Material provided ::
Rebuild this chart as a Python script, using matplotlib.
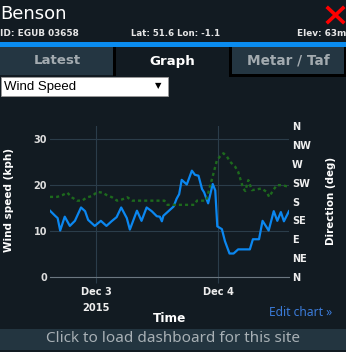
import matplotlib
matplotlib.use("Agg")
import matplotlib.pyplot as plt
from matplotlib.patches import Rectangle
from matplotlib.lines import Line2D

# ===== data (hours since Dec 3 00:00) =====
wind_hours = [-9.1, -8.1, -7.6, -7.1, -6.2, -5.2, -4.2, -3.0, -2.2, -1.6, -0.3,
              0.9, 2.0, 3.0, 4.0, 4.9, 6.0, 6.6, 8.0, 8.9, 9.9, 10.9, 11.9,
              12.5, 12.9, 13.2, 14.2, 15.2, 15.8, 16.3, 16.8, 17.8, 18.8,
              19.4, 20.1, 20.8, 21.2, 22.0, 22.9, 23.4, 23.8, 24.7, 25.3,
              26.2, 27.0, 27.9, 30.2, 30.8, 32.0, 32.7, 33.9, 34.9, 35.6,
              36.3, 36.9, 37.9]
wind_kph = [14.4, 13.3, 12.8, 10.1, 13.1, 11.1, 12.2, 15.1, 14.3, 12.4, 11.1,
            12.2, 11.1, 12.1, 13.0, 15.1, 12.8, 10.3, 14.4, 12.2, 15.1, 14.3,
            13.2, 13.1, 12.1, 13.3, 14.3, 15.3, 17.0, 18.0, 21.1, 20.1, 23.1,
            22.2, 22.0, 19.1, 18.4, 16.0, 20.2, 18.8, 11.0, 10.4, 7.8,
            5.1, 5.1, 6.0, 6.0, 8.2, 8.2, 12.2, 10.1, 14.3, 12.2,
            14.1, 12.1, 14.3]

dir_hours = [-9.1, -7.7, -6.7, -5.7, -4.8, -3.8, -2.8, -1.8, -0.8, 0.2, 1.2,
             2.1, 3.1, 4.1, 5.1, 6.1, 7.1, 13.4, 14.0, 19.3, 19.8, 21.6, 22.7,
             23.7, 24.3, 25.0, 25.7, 26.3, 27.3, 27.9, 28.4, 28.9, 29.3, 29.9,
             30.6, 31.6, 32.5, 33.5, 34.0, 34.8, 35.5, 36.5, 37.9]
dir_deg = [191, 191, 195, 201, 190, 182, 182, 190, 193, 203, 201,
           195, 190, 182, 185, 190, 182, 182, 172, 172, 182, 182, 231,
           277, 287, 295, 287, 275, 263, 251, 231, 211, 205, 231,
           207, 209, 211, 203, 191, 207, 219, 219, 215]

dir_ticks = [0, 45, 90, 135, 180, 225, 270, 315, 360]
dir_labels = ["N", "NE", "E", "SE", "S", "SW", "W", "NW", "N"]
day_ticks = [0, 24]
day_labels = ["Dec 3\n2015", "Dec 4"]

BG = "#121b22"
TAB = "#243642"
W, H = 346, 352
FONT = ["DejaVu Sans"]
SOFT = ["Noto Sans", "DejaVu Sans"]

def fx(x):
    return x / W

def fy(y):
    return 1 - y / H

fig = plt.figure(figsize=(W / 100, H / 100), dpi=100)
fig.patch.set_facecolor(BG)

def rect(x0, y0, x1, y1, color, **kw):
    fig.patches.append(Rectangle((fx(x0), fy(y1)), fx(x1) - fx(x0), fy(y0) - fy(y1),
                                 transform=fig.transFigure, facecolor=color,
                                 edgecolor=kw.pop("ec", "none"), lw=kw.pop("lw", 0), **kw))

def txt(x, y, s, **kw):
    kw.setdefault("family", FONT)
    fig.text(fx(x), fy(y), s, **kw)

# ===== header =====
txt(0, 14, "Benson", color="white", fontsize=13, va="center", ha="left")
txt(0, 34, "ID: EGUB 03658", color="#e6e6e6", fontsize=6.4, va="center", weight="bold")
txt(176, 34, "Lat: 51.6 Lon: -1.1", color="#e6e6e6", fontsize=6.2, va="center", ha="center", weight="bold")
txt(346, 34, "Elev: 63m", color="#e6e6e6", fontsize=6.4, va="center", ha="right", weight="bold")
for a, b in [((328, 8), (343, 22)), ((328, 22), (343, 8))]:
    fig.lines.append(Line2D([fx(a[0]), fx(b[0])], [fy(a[1]), fy(b[1])],
                            transform=fig.transFigure, color="#ff0000", lw=2.6))
rect(0, 42, 346, 47, "#0a8cf0")

# ===== tabs =====
rect(0, 47, 113, 75, TAB)
rect(113, 47, 116, 76, "#000000")
rect(229, 47, 346, 77, "#000000")
rect(232, 47, 344, 74, TAB)
txt(57, 61, "Latest", color="#a3abb0", fontsize=9.6, weight="bold", ha="center", va="center")
txt(172, 61, "Graph", color="white", fontsize=9.6, weight="bold", ha="center", va="center")
txt(288, 61, "Metar / Taf", color="#a3abb0", fontsize=9.8, weight="bold", ha="center", va="center")

# dropdown
rect(1, 77, 168, 96, "white", ec="#9a9a9a", lw=0.6)
txt(4, 87, "Wind Speed", color="black", fontsize=9.5, va="center", family=["Liberation Sans", "DejaVu Sans"])
txt(158, 86, "\u25bc", color="black", fontsize=6, ha="center", va="center", family=["DejaVu Sans"])

# ===== chart =====
ax = fig.add_axes([fx(50), fy(277), fx(289) - fx(50), fy(126) - fy(277)])
ax.set_facecolor(BG)
ax2 = ax.twinx()

ax.plot(wind_hours, wind_kph, color="#0b87f0", lw=1.6, zorder=3)
ax2.plot(dir_hours, dir_deg, color="#1d6a1d", lw=1.7, ls=(0, (1.3, 1.3)), zorder=2)

ax.set_xlim(-9.1, 37.9)
ax.set_ylim(0, 32.8)
ax2.set_ylim(0, 360)
ax.set_yticks([0, 10, 20, 30])
ax2.set_yticks(dir_ticks)
ax2.set_yticklabels(dir_labels)
ax.set_xticks(day_ticks)
ax.set_xticklabels(day_labels)

ax.grid(True, color="#2b3d4a", lw=0.8)
for a in (ax, ax2):
    for sp in a.spines.values():
        sp.set_visible(False)
ax.spines["bottom"].set_visible(True)
ax.spines["bottom"].set_color("#6b7780")
ax.tick_params(axis="x", colors="#2b3d4a", length=4, width=0.8, pad=3,
               labelcolor="#eeeeee", labelsize=7.1)
ax.tick_params(axis="y", length=0, pad=2, labelcolor="#dddddd", labelsize=7)
ax2.tick_params(axis="y", length=0, pad=2, labelcolor="#eeeeee", labelsize=7)
for lab in ax.get_xticklabels() + ax.get_yticklabels() + ax2.get_yticklabels():
    lab.set_fontweight("bold")
    lab.set_family(FONT)
for lab in ax.get_xticklabels():
    lab.set_linespacing(1.75)

txt(9, 200, "Wind speed (kph)", color="white", fontsize=7.5, weight="bold",
    rotation=90, ha="center", va="center")
txt(331, 201, "Direction (deg)", color="white", fontsize=7.4, weight="bold",
    rotation=90, ha="center", va="center")
txt(170, 318, "Time", color="white", fontsize=8.7, weight="bold", ha="center", va="center")
txt(332, 313, "Edit chart \u00bb", color="#3b7bd9", fontsize=8.7, ha="right", va="center", family=SOFT)

# ===== bottom bar =====
rect(0, 329, 346, 350, "#233540")
txt(173, 339, "Click to load dashboard for this site", color="#a8b0b5",
    fontsize=11, ha="center", va="center", family=SOFT)

fig.savefig("out.png", dpi=100, facecolor=BG)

What to produce ::
Write out the listing above exactly as it stands, pictures excluded.

Exercise result ::
Rebuild this chart as a Python script, using matplotlib.
import matplotlib
matplotlib.use("Agg")
import matplotlib.pyplot as plt
from matplotlib.patches import Rectangle
from matplotlib.lines import Line2D

# ===== data (hours since Dec 3 00:00) =====
wind_hours = [-9.1, -8.1, -7.6, -7.1, -6.2, -5.2, -4.2, -3.0, -2.2, -1.6, -0.3,
              0.9, 2.0, 3.0, 4.0, 4.9, 6.0, 6.6, 8.0, 8.9, 9.9, 10.9, 11.9,
              12.5, 12.9, 13.2, 14.2, 15.2, 15.8, 16.3, 16.8, 17.8, 18.8,
              19.4, 20.1, 20.8, 21.2, 22.0, 22.9, 23.4, 23.8, 24.7, 25.3,
              26.2, 27.0, 27.9, 30.2, 30.8, 32.0, 32.7, 33.9, 34.9, 35.6,
              36.3, 36.9, 37.9]
wind_kph = [14.4, 13.3, 12.8, 10.1, 13.1, 11.1, 12.2, 15.1, 14.3, 12.4, 11.1,
            12.2, 11.1, 12.1, 13.0, 15.1, 12.8, 10.3, 14.4, 12.2, 15.1, 14.3,
            13.2, 13.1, 12.1, 13.3, 14.3, 15.3, 17.0, 18.0, 21.1, 20.1, 23.1,
            22.2, 22.0, 19.1, 18.4, 16.0, 20.2, 18.8, 11.0, 10.4, 7.8,
            5.1, 5.1, 6.0, 6.0, 8.2, 8.2, 12.2, 10.1, 14.3, 12.2,
            14.1, 12.1, 14.3]

dir_hours = [-9.1, -7.7, -6.7, -5.7, -4.8, -3.8, -2.8, -1.8, -0.8, 0.2, 1.2,
             2.1, 3.1, 4.1, 5.1, 6.1, 7.1, 13.4, 14.0, 19.3, 19.8, 21.6, 22.7,
             23.7, 24.3, 25.0, 25.7, 26.3, 27.3, 27.9, 28.4, 28.9, 29.3, 29.9,
             30.6, 31.6, 32.5, 33.5, 34.0, 34.8, 35.5, 36.5, 37.9]
dir_deg = [191, 191, 195, 201, 190, 182, 182, 190, 193, 203, 201,
           195, 190, 182, 185, 190, 182, 182, 172, 172, 182, 182, 231,
           277, 287, 295, 287, 275, 263, 251, 231, 211, 205, 231,
           207, 209, 211, 203, 191, 207, 219, 219, 215]

dir_ticks = [0, 45, 90, 135, 180, 225, 270, 315, 360]
dir_labels = ["N", "NE", "E", "SE", "S", "SW", "W", "NW", "N"]
day_ticks = [0, 24]
day_labels = ["Dec 3\n2015", "Dec 4"]

BG = "#121b22"
TAB = "#243642"
W, H = 346, 352
FONT = ["DejaVu Sans"]
SOFT = ["Noto Sans", "DejaVu Sans"]

def fx(x):
    return x / W

def fy(y):
    return 1 - y / H

fig = plt.figure(figsize=(W / 100, H / 100), dpi=100)
fig.patch.set_facecolor(BG)

def rect(x0, y0, x1, y1, color, **kw):
    fig.patches.append(Rectangle((fx(x0), fy(y1)), fx(x1) - fx(x0), fy(y0) - fy(y1),
                                 transform=fig.transFigure, facecolor=color,
                                 edgecolor=kw.pop("ec", "none"), lw=kw.pop("lw", 0), **kw))

def txt(x, y, s, **kw):
    kw.setdefault("family", FONT)
    fig.text(fx(x), fy(y), s, **kw)

# ===== header =====
txt(0, 14, "Benson", color="white", fontsize=13, va="center", ha="left")
txt(0, 34, "ID: EGUB 03658", color="#e6e6e6", fontsize=6.4, va="center", weight="bold")
txt(176, 34, "Lat: 51.6 Lon: -1.1", color="#e6e6e6", fontsize=6.2, va="center", ha="center", weight="bold")
txt(346, 34, "Elev: 63m", color="#e6e6e6", fontsize=6.4, va="center", ha="right", weight="bold")
for a, b in [((328, 8), (343, 22)), ((328, 22), (343, 8))]:
    fig.lines.append(Line2D([fx(a[0]), fx(b[0])], [fy(a[1]), fy(b[1])],
                            transform=fig.transFigure, color="#ff0000", lw=2.6))
rect(0, 42, 346, 47, "#0a8cf0")

# ===== tabs =====
rect(0, 47, 113, 75, TAB)
rect(113, 47, 116, 76, "#000000")
rect(229, 47, 346, 77, "#000000")
rect(232, 47, 344, 74, TAB)
txt(57, 61, "Latest", color="#a3abb0", fontsize=9.6, weight="bold", ha="center", va="center")
txt(172, 61, "Graph", color="white", fontsize=9.6, weight="bold", ha="center", va="center")
txt(288, 61, "Metar / Taf", color="#a3abb0", fontsize=9.8, weight="bold", ha="center", va="center")

# dropdown
rect(1, 77, 168, 96, "white", ec="#9a9a9a", lw=0.6)
txt(4, 87, "Wind Speed", color="black", fontsize=9.5, va="center", family=["Liberation Sans", "DejaVu Sans"])
txt(158, 86, "\u25bc", color="black", fontsize=6, ha="center", va="center", family=["DejaVu Sans"])

# ===== chart =====
ax = fig.add_axes([fx(50), fy(277), fx(289) - fx(50), fy(126) - fy(277)])
ax.set_facecolor(BG)
ax2 = ax.twinx()

ax.plot(wind_hours, wind_kph, color="#0b87f0", lw=1.6, zorder=3)
ax2.plot(dir_hours, dir_deg, color="#1d6a1d", lw=1.7, ls=(0, (1.3, 1.3)), zorder=2)

ax.set_xlim(-9.1, 37.9)
ax.set_ylim(0, 32.8)
ax2.set_ylim(0, 360)
ax.set_yticks([0, 10, 20, 30])
ax2.set_yticks(dir_ticks)
ax2.set_yticklabels(dir_labels)
ax.set_xticks(day_ticks)
ax.set_xticklabels(day_labels)

ax.grid(True, color="#2b3d4a", lw=0.8)
for a in (ax, ax2):
    for sp in a.spines.values():
        sp.set_visible(False)
ax.spines["bottom"].set_visible(True)
ax.spines["bottom"].set_color("#6b7780")
ax.tick_params(axis="x", colors="#2b3d4a", length=4, width=0.8, pad=3,
               labelcolor="#eeeeee", labelsize=7.1)
ax.tick_params(axis="y", length=0, pad=2, labelcolor="#dddddd", labelsize=7)
ax2.tick_params(axis="y", length=0, pad=2, labelcolor="#eeeeee", labelsize=7)
for lab in ax.get_xticklabels() + ax.get_yticklabels() + ax2.get_yticklabels():
    lab.set_fontweight("bold")
    lab.set_family(FONT)
for lab in ax.get_xticklabels():
    lab.set_linespacing(1.75)

txt(9, 200, "Wind speed (kph)", color="white", fontsize=7.5, weight="bold",
    rotation=90, ha="center", va="center")
txt(331, 201, "Direction (deg)", color="white", fontsize=7.4, weight="bold",
    rotation=90, ha="center", va="center")
txt(170, 318, "Time", color="white", fontsize=8.7, weight="bold", ha="center", va="center")
txt(332, 313, "Edit chart \u00bb", color="#3b7bd9", fontsize=8.7, ha="right", va="center", family=SOFT)

# ===== bottom bar =====
rect(0, 329, 346, 350, "#233540")
txt(173, 339, "Click to load dashboard for this site", color="#a8b0b5",
    fontsize=11, ha="center", va="center", family=SOFT)

fig.savefig("out.png", dpi=100, facecolor=BG)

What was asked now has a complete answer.